Meet in the middle: For the past few years, stablecoins have provided a middle path between traditional cryptocurrency and CBDCs. In fact, the research and development that went into making stablecoins work is functionally the foundation and market validation for CBDCs.
Facebook made waves in 2019 when it announced it was developing a digital currency called Libra, which has since been renamed Diem. Diem is what’s known as a “stablecoin.”
Stablecoins are a class of cryptocurrency that could give CBDCs, ahem, a run for their money.
Theoretically, CBDCs and stablecoins can coexist and in some ways help each other … The reality will likely be trickier.
Unlike the prices of typical cryptocurrencies, like Bitcoin, which are established by the open market and tend to fluctuate wildly, stablecoins are backed by a reserve asset — things like the dollar — which pins their value to something stable. Stablecoins offer a stable alternative to the volatile price movements seen in other cryptocurrencies (looking at you, Dogecoin).
In this way, stablecoins can mimic fiat currency, but differ from CBDCs in a few key ways.
The first is that they are not issued by central banks, they are issued by non-profit and commercial enterprises and are typically distributed through crypto exchanges. This also means that users have to trust that these issuers have sufficient reserves to maintain the peg (i.e. to the dollar). No such trust is required with central banks. The Fed, for example, is responsible for printing dollars, so it can never run out of them.
The second is that stablecoins — unlike CBDCs — are cryptocurrencies. But, because they require that a specific entity actually holds the reserve asset, they’re not as decentralized as other cryptocurrencies.

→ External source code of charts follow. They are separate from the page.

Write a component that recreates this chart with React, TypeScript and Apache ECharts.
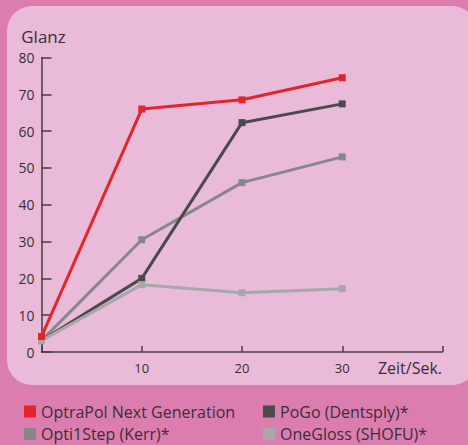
import React, { useEffect, useRef } from "react";
import * as echarts from "echarts";

const xValues = [0, 10, 20, 30];
const seriesNames = [
  "OptraPol Next Generation",
  "PoGo (Dentsply)*",
  "Opti1Step (Kerr)*",
  "OneGloss (SHOFU)*",
];
const optraPol = [4.2, 66, 68.5, 74.5];
const poGo = [3.1, 20, 62.3, 67.4];
const opti1Step = [3.1, 30.5, 46, 53];
const oneGloss = [3.1, 18.3, 16.1, 17.2];
const xTickLabels = ["", "10", "20", "30", ""];
const yAxisTitle = "Glanz";
const xAxisTitle = "Zeit/Sek.";

const colors = ["#e1252b", "#4a4a4c", "#87878a", "#a8a8ab"];
const textColor = "#3b2d37";
const axisColor = "#4a3a45";
const FONT = "'Open Sans', 'Noto Sans', sans-serif";

export default function App() {
  const ref = useRef<HTMLDivElement>(null);
  useEffect(() => {
    if (!ref.current) return;
    const chart = echarts.init(ref.current, undefined, { renderer: "svg" });
    const dataSets = [optraPol, poGo, opti1Step, oneGloss];
    const zs = [5, 3, 2, 4];
    const legendPos = [
      { left: 24, top: 403.5 },
      { left: 263, top: 403.5 },
      { left: 24, top: 426 },
      { left: 263, top: 426 },
    ];
    chart.setOption({
      animation: false,
      backgroundColor: "#dc7db0",
      textStyle: { fontFamily: FONT },
      graphic: [
        {
          type: "rect",
          z: -10,
          silent: true,
          shape: { x: 7, y: 6, width: 470, height: 379, r: 25 },
          style: { fill: "#eabbd8" },
        },
        {
          type: "text",
          z: 10,
          x: 442,
          y: 368,
          style: {
            text: xAxisTitle,
            fill: textColor,
            font: `16px ${FONT}`,
            textAlign: "right",
            textVerticalAlign: "middle",
          },
        },
      ],
      grid: { left: 41.5, right: 25.5, top: 57.5, bottom: 93 },
      xAxis: {
        type: "value",
        min: 0,
        max: 40,
        interval: 10,
        axisLine: { lineStyle: { color: axisColor, width: 1.5 } },
        axisTick: { inside: true, length: 6, lineStyle: { color: axisColor, width: 1.5 } },
        splitLine: { show: false },
        axisLabel: {
          color: textColor,
          fontSize: 13,
          margin: 9,
          fontFamily: FONT,
          formatter: (v: number) => xTickLabels[Math.round(v / 10)] ?? "",
        },
      },
      yAxis: {
        type: "value",
        min: 0,
        max: 80,
        interval: 10,
        name: yAxisTitle,
        nameLocation: "end",
        nameGap: 13,
        nameTextStyle: { color: textColor, fontSize: 17, fontFamily: FONT, padding: [0, 0, 0, 4] },
        axisLine: { show: true, lineStyle: { color: axisColor, width: 1.5 } },
        axisTick: { show: true, inside: true, length: 10, lineStyle: { color: axisColor, width: 1.5 } },
        splitLine: { show: false },
        axisLabel: { color: textColor, fontSize: 14, margin: 7, fontFamily: FONT },
      },
      legend: seriesNames.map((n, i) => ({
        data: [n],
        left: legendPos[i].left,
        top: legendPos[i].top,
        padding: 0,
        icon: "rect",
        itemWidth: 12,
        itemHeight: 12,
        selectedMode: false,
        textStyle: { color: textColor, fontSize: 16, lineHeight: 16, fontFamily: FONT },
      })),
      series: seriesNames.map((n, i) => ({
        name: n,
        type: "line",
        z: zs[i],
        data: xValues.map((x, j) => [x, dataSets[i][j]]),
        color: colors[i],
        lineStyle: { color: colors[i], width: 3 },
        itemStyle: { color: colors[i] },
        symbol: "rect",
        symbolSize: 7,
        showSymbol: true,
      })),
    });
    return () => chart.dispose();
  }, []);
  return (
    <div
      ref={ref}
      style={{ position: "absolute", left: 0, top: 0, width: 468, height: 445 }}
    />
  );
}
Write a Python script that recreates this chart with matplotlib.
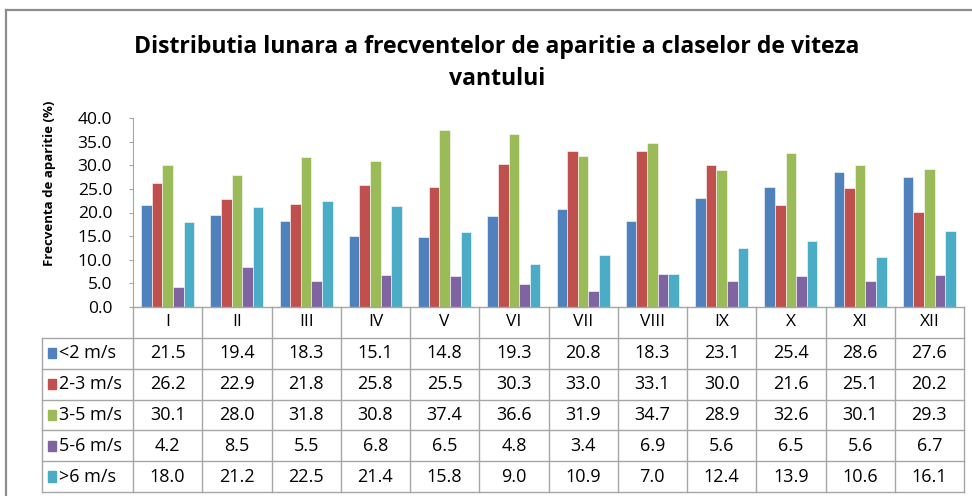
import numpy as np
import matplotlib.pyplot as plt
from matplotlib.patches import Rectangle
from matplotlib.lines import Line2D

months = ["I", "II", "III", "IV", "V", "VI", "VII", "VIII", "IX", "X", "XI", "XII"]
classes = ["<2 m/s", "2-3 m/s", "3-5 m/s", "5-6 m/s", ">6 m/s"]
v_lt2 = [21.5, 19.4, 18.3, 15.1, 14.8, 19.3, 20.8, 18.3, 23.1, 25.4, 28.6, 27.6]
v_2_3 = [26.2, 22.9, 21.8, 25.8, 25.5, 30.3, 33.0, 33.1, 30.0, 21.6, 25.1, 20.2]
v_3_5 = [30.1, 28.0, 31.8, 30.8, 37.4, 36.6, 31.9, 34.7, 28.9, 32.6, 30.1, 29.3]
v_5_6 = [4.2, 8.5, 5.5, 6.8, 6.5, 4.8, 3.4, 6.9, 5.6, 6.5, 5.6, 6.7]
v_gt6 = [18.0, 21.2, 22.5, 21.4, 15.8, 9.0, 10.9, 7.0, 12.4, 13.9, 10.6, 16.1]
series = [v_lt2, v_2_3, v_3_5, v_5_6, v_gt6]
colors = ["#4F81BD", "#C0504D", "#9BBB59", "#8064A2", "#4BACC6"]

W, H = 972, 496
fig = plt.figure(figsize=(W / 100, H / 100), dpi=100)
font = ["Open Sans", "DejaVu Sans"]
grid_c = "#A6A6A6"

def fx(px):
    return px / W

def fy(py):
    return 1 - py / H

# outer chart frame
fig.add_artist(Line2D([fx(6), fx(6)], [fy(10), fy(500)], color="#8C8C8C", lw=1.6))
fig.add_artist(Line2D([fx(6), fx(975)], [fy(10), fy(10)], color="#8C8C8C", lw=1.6))

fig.text(fx(497), fy(63), "Distributia lunara a frecventelor de aparitie a claselor de viteza\nvantului",
         ha="center", va="center", fontsize=16.6, fontweight="bold", family=font,
         linespacing=1.45)

# plot area
x0, x1 = 133, 964
y_top, y_bot = 118, 307
ax = fig.add_axes([fx(x0), fy(y_bot), fx(x1) - fx(x0), fy(y_top) - fy(y_bot)])
n = len(months)
bw = 0.153
x = np.arange(n)
for i, (vals, c) in enumerate(zip(series, colors)):
    ax.bar(x + (i - 2) * bw, vals, width=bw, color=c, edgecolor="white", linewidth=0.4)
ax.set_xlim(-0.5, n - 0.5)
ax.set_ylim(0, 40)
ticks = np.arange(0, 40.1, 5)
ax.set_yticks(ticks)
ax.set_yticklabels([f"{t:.1f}" for t in ticks], family=font, fontsize=12.5)
ax.tick_params(axis="y", length=3, color=grid_c, pad=12)
ax.set_xticks([])
for s in ["top", "right", "bottom"]:
    ax.spines[s].set_visible(False)
ax.spines["left"].set_color(grid_c)
ax.set_ylabel("Frecventa de aparitie (%)", family=font, fontsize=9.5, fontweight="bold")
ax.yaxis.set_label_coords(-(x0 - 56) / (x1 - x0), (y_bot - 183) / (y_bot - y_top))

# data table below the plot
leg_left = 42
cw = (x1 - x0) / n
tab_bot = 492
tab = fig.add_axes([fx(leg_left), fy(tab_bot), fx(x1) - fx(leg_left), fy(y_bot) - fy(tab_bot)])
xl = -(x0 - leg_left) / cw
tab.set_xlim(xl, n)
tab.set_ylim(6, 0)
tab.axis("off")
lc = dict(color=grid_c, lw=1.0, clip_on=False)
# horizontal rules
tab.plot([0, n], [0, 0], **lc)
for r in range(1, 7):
    tab.plot([xl, n], [r, r], **lc)
# vertical rules
for k in range(n + 1):
    tab.plot([k, k], [0, 6], **lc)
tab.plot([xl, xl], [1, 6], **lc)

for k, m in enumerate(months):
    tab.text(k + 0.5, 0.5, m, ha="center", va="center", family=font, fontsize=12.5)
for r, (name, vals, c) in enumerate(zip(classes, series, colors)):
    yy = r + 1.5
    tab.add_patch(Rectangle((xl + 0.09, yy - 0.17), 0.11, 0.34, color=c, clip_on=False))
    tab.text(xl + 0.24, yy, name, ha="left", va="center", family=font, fontsize=13)
    for k, v in enumerate(vals):
        tab.text(k + 0.5, yy, f"{v:.1f}", ha="center", va="center", family=font, fontsize=13)

fig.savefig("out.png", dpi=100)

Still, the majority are blockchain-based and accepted on many crypto exchanges worldwide, so they offer more of the benefits of decentralization than we’d ever expect of a CBDC.
Competition: Unfortunately, it’s possible that central banks will see stablecoins as competition — something Facebook learned the hard way in 2019.
When it was first announced, Diem (then Libra) prompted concerns among central bankers and regulators that the currency could threaten monetary stability by competing with the dollar and the euro. Outcry ensued, prompting a handful of major companies to pull out of the Libra Association.
Diem has since scaled down its ambitions considerably but a small pilot is expected to launch later this year.
Facebook aside, crypto advocates are more favorable toward stablecoins, arguing that they offer the same core functionality as CBDCs while increasing users’ privacy, security, and anonymity — as well as easy access to the global cryptocurrency market.
Can we all just get along? Theoretically, CBDCs and stablecoins can coexist and in some ways help each other. The former brings fiat currency to the digital realm, while the latter lets people reliably participate in an otherwise volatile crypto market. In an ideal world, advocates of both would find ways for them to work together.
The reality will likely be trickier.
The looming question mark on this front, of course, is the US dollar. If the Fed does ultimately roll out a CBDC, will it view the many stablecoins pegged to the dollar as a threat to adoption, or validation of the dollar’s status? Only time will tell. For now, we’ll be keeping our eyes on what the Digital Dollar Project’s efforts reveal — and how the Fed responds to them.